_Task requirements_.
Repeat all the material exactly; pictures stay out of your copy.

------------------------------

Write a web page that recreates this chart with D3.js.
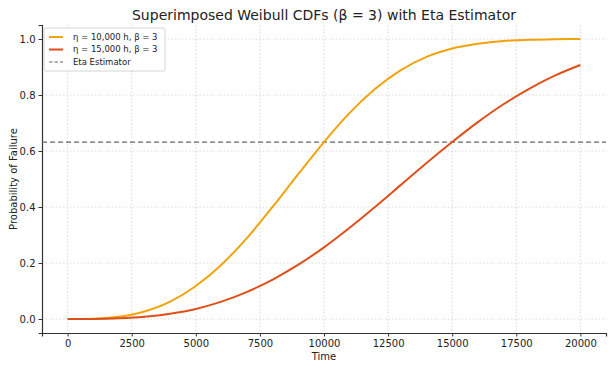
<!DOCTYPE html>
<html>
<head>
<meta charset="utf-8">
<script src="https://cdn.jsdelivr.net/npm/d3@7"></script>
<style>
body { margin: 0; background: #fff; }
text { font-family: "DejaVu Sans", sans-serif; fill: #222; }
.grid line { stroke: #d0d0d0; stroke-dasharray: 1.5,2; stroke-width: 0.8; }
.axis path, .axis line { stroke: #333; }
</style>
</head>
<body>
<div id="root"></div>
<script>
// hours sampled along the x axis
var times = [0, 1000, 2000, 3000, 4000, 5000, 6000, 7000, 8000, 9000, 10000,
    11000, 12000, 13000, 14000, 15000, 16000, 17000, 18000, 19000, 20000];
// probability of failure
var cdfEta10k = [0, 0.001, 0.008, 0.027, 0.062, 0.118, 0.194, 0.290, 0.401, 0.518, 0.632,
    0.736, 0.822, 0.889, 0.936, 0.966, 0.983, 0.993, 0.997, 0.999, 1.0];
var cdfEta15k = [0, 0.0003, 0.0024, 0.008, 0.019, 0.036, 0.062, 0.097, 0.141, 0.194, 0.256,
    0.326, 0.401, 0.479, 0.557, 0.632, 0.703, 0.767, 0.822, 0.869, 0.907];
var etaLevel = 0.632;
var seriesNames = ["η = 10,000 h, β = 3", "η = 15,000 h, β = 3", "Eta Estimator"];
var xTicks = [0, 2500, 5000, 7500, 10000, 12500, 15000, 17500, 20000];
var yTicks = [0, 0.2, 0.4, 0.6, 0.8, 1.0];

var margin = {top: 25, right: 9, bottom: 36, left: 42},
    width = 615 - margin.left - margin.right,
    height = 369 - margin.top - margin.bottom;

var x = d3.scaleLinear().domain([-1000, 21000]).range([0, width]);
var y = d3.scaleLinear().domain([-0.05, 1.05]).range([height, 0]);

var svg = d3.select("#root").append("svg")
    .attr("width", 615)
    .attr("height", 369)
    .append("g")
    .attr("transform", "translate(" + margin.left + "," + margin.top + ")");

// grid
svg.append("g").attr("class", "grid")
    .selectAll("line.v").data(xTicks).enter().append("line")
    .attr("x1", function (d) { return x(d); })
    .attr("x2", function (d) { return x(d); })
    .attr("y1", 0).attr("y2", height);
svg.append("g").attr("class", "grid")
    .selectAll("line.h").data(yTicks).enter().append("line")
    .attr("x1", 0).attr("x2", width)
    .attr("y1", function (d) { return y(d); })
    .attr("y2", function (d) { return y(d); });

var xAxis = d3.axisBottom(x).tickValues(xTicks).tickFormat(d3.format("d")).tickSizeOuter(0).tickSize(3.5);
var yAxis = d3.axisLeft(y).tickValues(yTicks).tickFormat(d3.format(".1f")).tickSizeOuter(0).tickSize(3.5);

var gx = svg.append("g").attr("class", "axis")
    .attr("transform", "translate(0," + height + ")")
    .call(xAxis);
gx.selectAll("text").style("font-size", "10px").attr("dy", "0.72em");

var gy = svg.append("g").attr("class", "axis").call(yAxis);
gy.selectAll("text").style("font-size", "10px");
gx.select(".domain").attr("stroke-width", 1.2);
gy.select(".domain").attr("stroke-width", 1.2);

// eta estimator
svg.append("line")
    .attr("x1", 0).attr("x2", width)
    .attr("y1", y(etaLevel)).attr("y2", y(etaLevel))
    .attr("stroke", "#666")
    .attr("stroke-width", 1.2)
    .attr("stroke-dasharray", "5,3");

var line = d3.line()
    .x(function (d, i) { return x(times[i]); })
    .y(function (d) { return y(d); })
    .curve(d3.curveMonotoneX);

var colors = ["#f2a30c", "#df4f19"];

svg.append("path").datum(cdfEta10k)
    .attr("fill", "none").attr("stroke", colors[0]).attr("stroke-width", 2)
    .attr("d", line);
svg.append("path").datum(cdfEta15k)
    .attr("fill", "none").attr("stroke", colors[1]).attr("stroke-width", 2)
    .attr("d", line);

// title and labels
svg.append("text")
    .attr("x", width / 2).attr("y", -5)
    .attr("text-anchor", "middle")
    .style("font-size", "14px")
    .text("Superimposed Weibull CDFs (β = 3) with Eta Estimator");
svg.append("text")
    .attr("x", width / 2).attr("y", height + 27)
    .attr("text-anchor", "middle")
    .style("font-size", "10px")
    .text("Time");
svg.append("text")
    .attr("transform", "rotate(-90)")
    .attr("x", -height / 2).attr("y", -25)
    .attr("text-anchor", "middle")
    .style("font-size", "10px")
    .text("Probability of Failure");

// legend
var legend = svg.append("g").attr("transform", "translate(2,3)");
legend.append("rect")
    .attr("width", 121).attr("height", 43).attr("rx", 2)
    .attr("fill", "#fff").attr("fill-opacity", 0.85)
    .attr("stroke", "#ccc").attr("stroke-width", 0.8);
var rows = legend.selectAll("g.row").data(seriesNames).enter().append("g")
    .attr("transform", function (d, i) { return "translate(5," + (9 + i * 12.5) + ")"; });
rows.append("line")
    .attr("x1", 0).attr("x2", 14)
    .attr("stroke", function (d, i) { return i < 2 ? colors[i] : "#666"; })
    .attr("stroke-width", function (d, i) { return i < 2 ? 2 : 1.2; })
    .attr("stroke-dasharray", function (d, i) { return i < 2 ? null : "3.5,2"; });
rows.append("text")
    .attr("x", 24).attr("dy", "0.35em")
    .style("font-size", "8.5px")
    .text(function (d) { return d; });
</script>
</body>
</html>
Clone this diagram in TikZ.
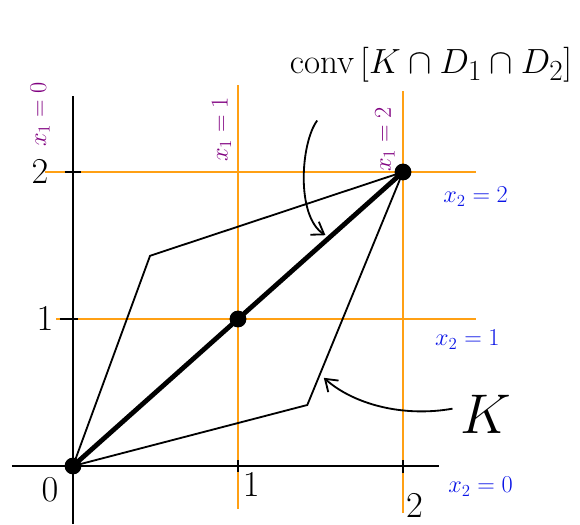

------------------------------

_Expected answer_.
Write a web page that recreates this chart with D3.js.
<!DOCTYPE html>
<html>
<head>
<meta charset="utf-8">
<script src="https://cdn.jsdelivr.net/npm/d3@7"></script>
<style>
body { margin: 0; background: #fff; }
text { font-family: "DejaVu Sans", sans-serif; fill: #222; }
.grid line { stroke: #d0d0d0; stroke-dasharray: 1.5,2; stroke-width: 0.8; }
.axis path, .axis line { stroke: #333; }
</style>
</head>
<body>
<div id="root"></div>
<script>
// hours sampled along the x axis
var times = [0, 1000, 2000, 3000, 4000, 5000, 6000, 7000, 8000, 9000, 10000,
    11000, 12000, 13000, 14000, 15000, 16000, 17000, 18000, 19000, 20000];
// probability of failure
var cdfEta10k = [0, 0.001, 0.008, 0.027, 0.062, 0.118, 0.194, 0.290, 0.401, 0.518, 0.632,
    0.736, 0.822, 0.889, 0.936, 0.966, 0.983, 0.993, 0.997, 0.999, 1.0];
var cdfEta15k = [0, 0.0003, 0.0024, 0.008, 0.019, 0.036, 0.062, 0.097, 0.141, 0.194, 0.256,
    0.326, 0.401, 0.479, 0.557, 0.632, 0.703, 0.767, 0.822, 0.869, 0.907];
var etaLevel = 0.632;
var seriesNames = ["η = 10,000 h, β = 3", "η = 15,000 h, β = 3", "Eta Estimator"];
var xTicks = [0, 2500, 5000, 7500, 10000, 12500, 15000, 17500, 20000];
var yTicks = [0, 0.2, 0.4, 0.6, 0.8, 1.0];

var margin = {top: 25, right: 9, bottom: 36, left: 42},
    width = 615 - margin.left - margin.right,
    height = 369 - margin.top - margin.bottom;

var x = d3.scaleLinear().domain([-1000, 21000]).range([0, width]);
var y = d3.scaleLinear().domain([-0.05, 1.05]).range([height, 0]);

var svg = d3.select("#root").append("svg")
    .attr("width", 615)
    .attr("height", 369)
    .append("g")
    .attr("transform", "translate(" + margin.left + "," + margin.top + ")");

// grid
svg.append("g").attr("class", "grid")
    .selectAll("line.v").data(xTicks).enter().append("line")
    .attr("x1", function (d) { return x(d); })
    .attr("x2", function (d) { return x(d); })
    .attr("y1", 0).attr("y2", height);
svg.append("g").attr("class", "grid")
    .selectAll("line.h").data(yTicks).enter().append("line")
    .attr("x1", 0).attr("x2", width)
    .attr("y1", function (d) { return y(d); })
    .attr("y2", function (d) { return y(d); });

var xAxis = d3.axisBottom(x).tickValues(xTicks).tickFormat(d3.format("d")).tickSizeOuter(0).tickSize(3.5);
var yAxis = d3.axisLeft(y).tickValues(yTicks).tickFormat(d3.format(".1f")).tickSizeOuter(0).tickSize(3.5);

var gx = svg.append("g").attr("class", "axis")
    .attr("transform", "translate(0," + height + ")")
    .call(xAxis);
gx.selectAll("text").style("font-size", "10px").attr("dy", "0.72em");

var gy = svg.append("g").attr("class", "axis").call(yAxis);
gy.selectAll("text").style("font-size", "10px");
gx.select(".domain").attr("stroke-width", 1.2);
gy.select(".domain").attr("stroke-width", 1.2);

// eta estimator
svg.append("line")
    .attr("x1", 0).attr("x2", width)
    .attr("y1", y(etaLevel)).attr("y2", y(etaLevel))
    .attr("stroke", "#666")
    .attr("stroke-width", 1.2)
    .attr("stroke-dasharray", "5,3");

var line = d3.line()
    .x(function (d, i) { return x(times[i]); })
    .y(function (d) { return y(d); })
    .curve(d3.curveMonotoneX);

var colors = ["#f2a30c", "#df4f19"];

svg.append("path").datum(cdfEta10k)
    .attr("fill", "none").attr("stroke", colors[0]).attr("stroke-width", 2)
    .attr("d", line);
svg.append("path").datum(cdfEta15k)
    .attr("fill", "none").attr("stroke", colors[1]).attr("stroke-width", 2)
    .attr("d", line);

// title and labels
svg.append("text")
    .attr("x", width / 2).attr("y", -5)
    .attr("text-anchor", "middle")
    .style("font-size", "14px")
    .text("Superimposed Weibull CDFs (β = 3) with Eta Estimator");
svg.append("text")
    .attr("x", width / 2).attr("y", height + 27)
    .attr("text-anchor", "middle")
    .style("font-size", "10px")
    .text("Time");
svg.append("text")
    .attr("transform", "rotate(-90)")
    .attr("x", -height / 2).attr("y", -25)
    .attr("text-anchor", "middle")
    .style("font-size", "10px")
    .text("Probability of Failure");

// legend
var legend = svg.append("g").attr("transform", "translate(2,3)");
legend.append("rect")
    .attr("width", 121).attr("height", 43).attr("rx", 2)
    .attr("fill", "#fff").attr("fill-opacity", 0.85)
    .attr("stroke", "#ccc").attr("stroke-width", 0.8);
var rows = legend.selectAll("g.row").data(seriesNames).enter().append("g")
    .attr("transform", function (d, i) { return "translate(5," + (9 + i * 12.5) + ")"; });
rows.append("line")
    .attr("x1", 0).attr("x2", 14)
    .attr("stroke", function (d, i) { return i < 2 ? colors[i] : "#666"; })
    .attr("stroke-width", function (d, i) { return i < 2 ? 2 : 1.2; })
    .attr("stroke-dasharray", function (d, i) { return i < 2 ? null : "3.5,2"; });
rows.append("text")
    .attr("x", 24).attr("dy", "0.35em")
    .style("font-size", "8.5px")
    .text(function (d) { return d; });
</script>
</body>
</html>
Clone this diagram in TikZ.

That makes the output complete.